We even saw the recent Star Wars before it opened in the U.S. I was on my way to the market in the afternoon on opening day, noticed that the theater around the corner from our apartment was showing The Force Awakens in English, jumped in line behind just one person, snapped up some tickets, went shopping, got home, and told the kids to bang out their homework ’cause we had plans!

And that’s not all. A few months ago I took in Blade Runner—a pristine digital showing in a packed theater—and before that, Soylent Green (it was a bad print, probably from the original showing in 1973, full of scratches, skips, and moments when the sound dropped out, but hey, it was Chuck Heston on the big screen, and I’d never seen it before).

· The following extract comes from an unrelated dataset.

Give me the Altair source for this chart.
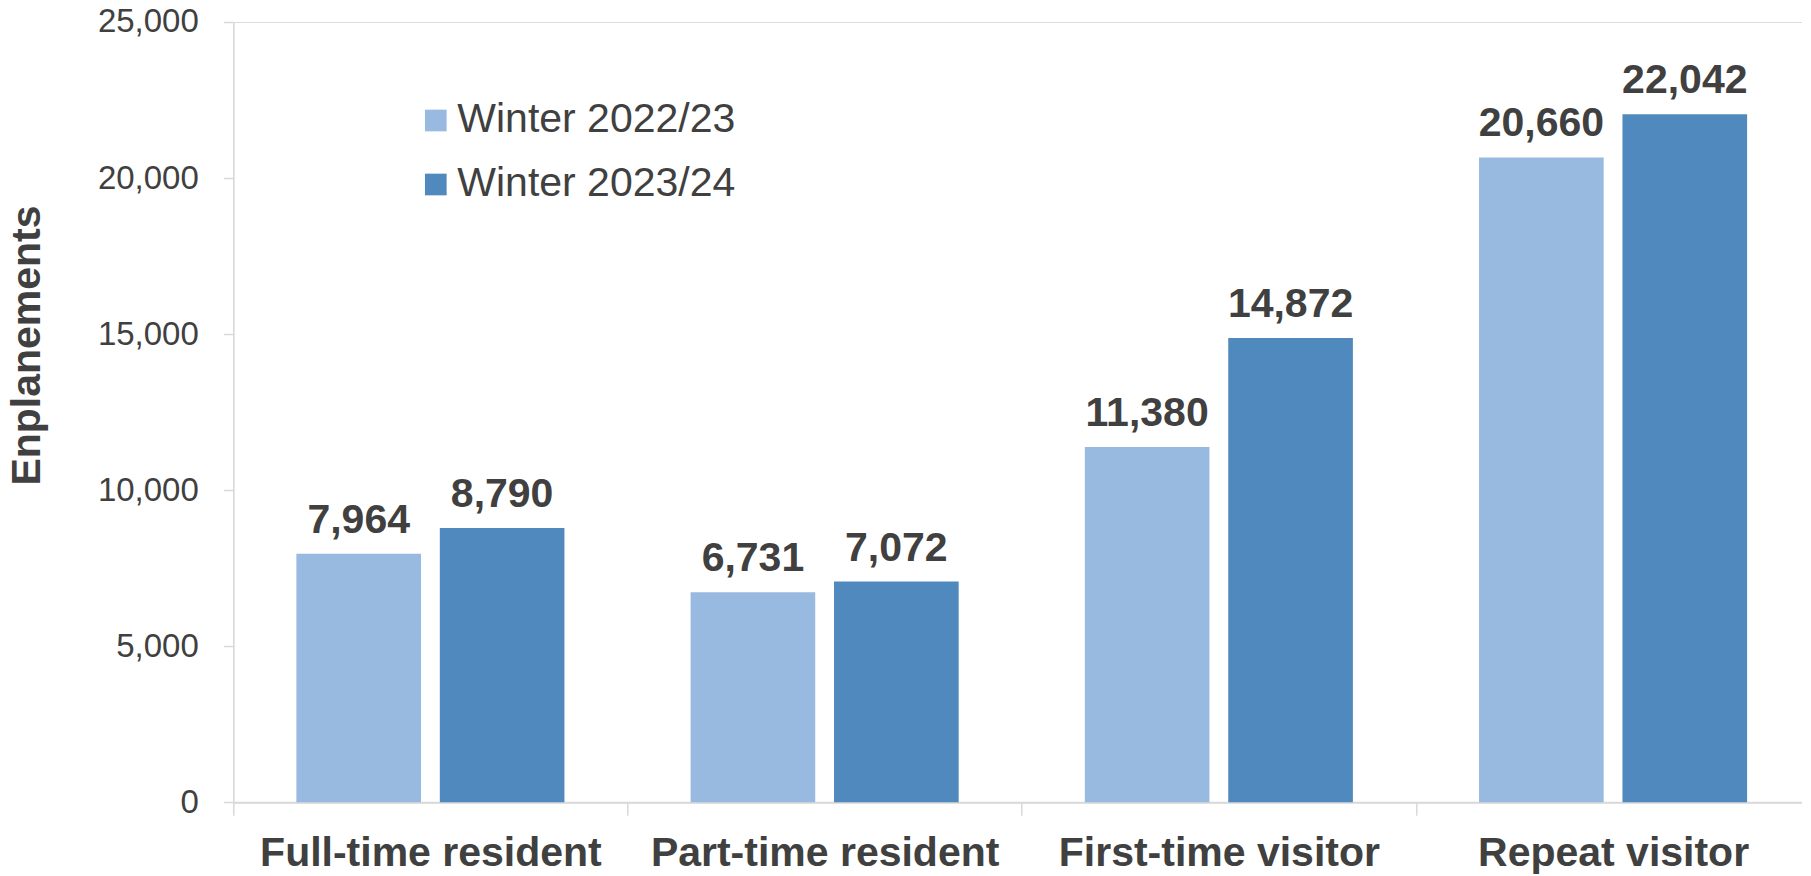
import altair as alt
import pandas as pd

categories = ["Full-time resident", "Part-time resident", "First-time visitor", "Repeat visitor"]
seasons = ["Winter 2022/23", "Winter 2023/24"]
w2223 = [7964, 6731, 11380, 20660]
w2324 = [8790, 7072, 14872, 22042]
colors = ["#98b9e0", "#4f89bd"]

rows = []
for c, a, b in zip(categories, w2223, w2324):
    rows.append({"category": c, "season": seasons[0], "value": a})
    rows.append({"category": c, "season": seasons[1], "value": b})
df = pd.DataFrame(rows)

FONT = "Liberation Sans, Arial, sans-serif"
TXT = "#404040"
GRID = "#d9d9d9"

W = 1569
H = 780.3
P_IN = 0.32
P_OUT = 0.15
STEP = W / (4 - P_IN + 2 * P_OUT)
HALF_GAP = P_IN * STEP / 2.0
ALIGN = (HALF_GAP) / (2 * P_OUT * STEP)

x = alt.X(
    "category:N",
    sort=categories,
    scale=alt.Scale(paddingInner=P_IN, paddingOuter=P_OUT, align=ALIGN),
    axis=alt.Axis(
        title=None,
        labelAngle=0,
        labelFont=FONT,
        labelFontSize=41,
        labelFontWeight="bold",
        labelColor=TXT,
        labelPadding=18,
        labelBaseline="top",
        labelLimit=0,
        bandPosition=0,
        tickOffset=-HALF_GAP,
        labelOffset=HALF_GAP,
        tickSize=13,
        tickColor=GRID,
        tickWidth=1.5,
        domainColor=GRID,
        domainWidth=2,
        grid=False,
    ),
)
xo = alt.XOffset("season:N", sort=seasons, scale=alt.Scale(paddingInner=0.131, paddingOuter=0))
y = alt.Y(
    "value:Q",
    scale=alt.Scale(domain=[0, 25000], nice=False),
    axis=alt.Axis(
        title="Enplanements",
        titleFont=FONT,
        titleFontSize=41,
        titleFontWeight="bold",
        titleColor=TXT,
        titleX=-194,
        titleY=323,
        titleAngle=270,
        titleBaseline="alphabetic",
        titleAlign="center",
        titleLimit=0,
        values=[0, 5000, 10000, 15000, 20000, 25000],
        format=",d",
        labelFont=FONT,
        labelFontSize=33,
        labelColor=TXT,
        labelPadding=25,
        tickSize=10,
        tickColor=GRID,
        tickWidth=1.5,
        domainColor=GRID,
        domainWidth=1.5,
        grid=False,
    ),
)

bars = alt.Chart(df).mark_bar().encode(
    x=x,
    xOffset=xo,
    y=y,
    color=alt.Color(
        "season:N",
        sort=seasons,
        scale=alt.Scale(domain=seasons, range=colors),
        legend=alt.Legend(
            orient="none",
            legendX=182,
            legendY=78,
            title=None,
            symbolType="square",
            symbolSize=470,
            symbolStrokeWidth=0,
            symbolOpacity=1,
            labelFont=FONT,
            labelFontSize=41,
            labelColor=TXT,
            labelOffset=1,
            labelLimit=0,
            rowPadding=22,
            padding=0,
        ),
    ),
)

labels = alt.Chart(df).mark_text(
    font=FONT,
    fontSize=41,
    fontWeight="bold",
    color=TXT,
    baseline="alphabetic",
    dy=-21,
).encode(
    x=alt.X("category:N", sort=categories),
    xOffset=alt.XOffset("season:N", sort=seasons),
    y=alt.Y("value:Q"),
    text=alt.Text("value:Q", format=",d"),
)

chart = (
    alt.layer(bars, labels)
    .properties(
        width=W,
        height=H,
        autosize=alt.AutoSizeParams(type="none"),
        padding={"left": 225.3, "top": 14, "right": 0, "bottom": 73},
    )
    .configure_view(stroke=None)
    .configure(background="white")
)

chart.save("out.html", embed_options={"renderer": "svg", "actions": False})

Plenty of revivals are on tap every week in Paris. Years ago I saw Vertigo on one of my visits. This week you can see An Affair to Remember, Chinatown, Forrest Gump, Full Metal Jacket, The Man Who Shot Liberty Valance, The Exorcist, and a few dozen more, including Purple Rain. At last count, in addition to the current crop of Hollywood fare, 46 different movies in English made before 2015 were showing in Paris!

Surprisingly, in this expensive city, cinema is generally a good value. Adult tickets are about the same price as back home, and they offer both student and children’s discounts, so we end up doing better than in Seattle. We’ve even been able to use discount promotions on major blockbusters during opening week; seems like in the States, passes or discounts are never valid for any movie you actually want to see.